Question 1: Among students with a High GPA, what percentage play sports?
We condition on "High GPA" (column total = 80). The number who play sports and have a High GPA is 45. So, $45 / 80 = 0.5625$ or 56.25%.
Question 2: Among students who do not play sports, what percentage have a Standard GPA?
We condition on "No Sports" (row total = 100). The number with No Sports and Standard GPA is 65. So, $65 / 100 = 0.65$ or 65%.
This analysis helps us see if there's a relationship. Here, a slightly higher percentage of high-GPA students play sports compared to not playing, but to fully assess association, we'd compare this to the percentage of standard-GPA students who play sports.
Important Questions
Q1: What is the difference between a two-way table and a simple frequency table?
A simple frequency table lists the counts for one categorical variable (e.g., color of cars: red: 10, blue: 15). A two-way table involves two variables and shows how the counts for one variable are distributed across the categories of the other variable, allowing us to study the relationship between them.
Q2: How can you tell if two variables in a two-way table might be associated?
Calculate and compare conditional relative frequencies. If the distribution of one variable (the percentages across its categories) changes depending on the category of the other variable, then there is evidence of an association. For example, if the percentage of students who walk is very different for Freshmen versus Sophomores, as in our club example, it suggests grade level is associated with transportation choice.
Q3: Can a two-way table have more than two rows or columns?

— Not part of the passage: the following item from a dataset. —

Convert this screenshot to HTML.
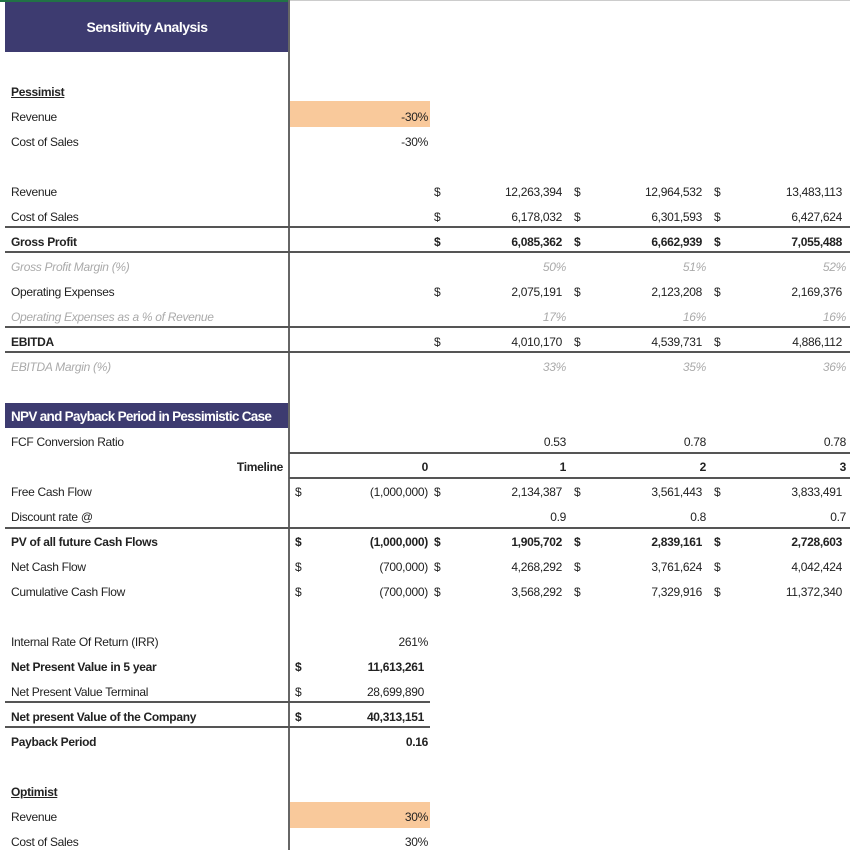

Absolutely! The basic two-way table has two categories per variable, but real-world tables are often larger. You could have a table with row variable "Movie Genre" (Action, Comedy, Drama, Horror) and column variable "Rating" (Liked, Neutral, Disliked). The principles of joint/marginal frequencies and percentages work exactly the same way.
Footnote
1 Joint Frequency: The count of observations that fall into a specific combination of categories from two variables.
2 Marginal Total: The total count for a category of a single variable in a two-way table, found in the margins (last row or column).
3 Association: A relationship between two variables where the distribution of one variable differs depending on the value of the other.
4 Conditional Relative Frequency: The ratio of a joint frequency to the marginal total of the relevant condition; it shows the proportion within a specific subgroup.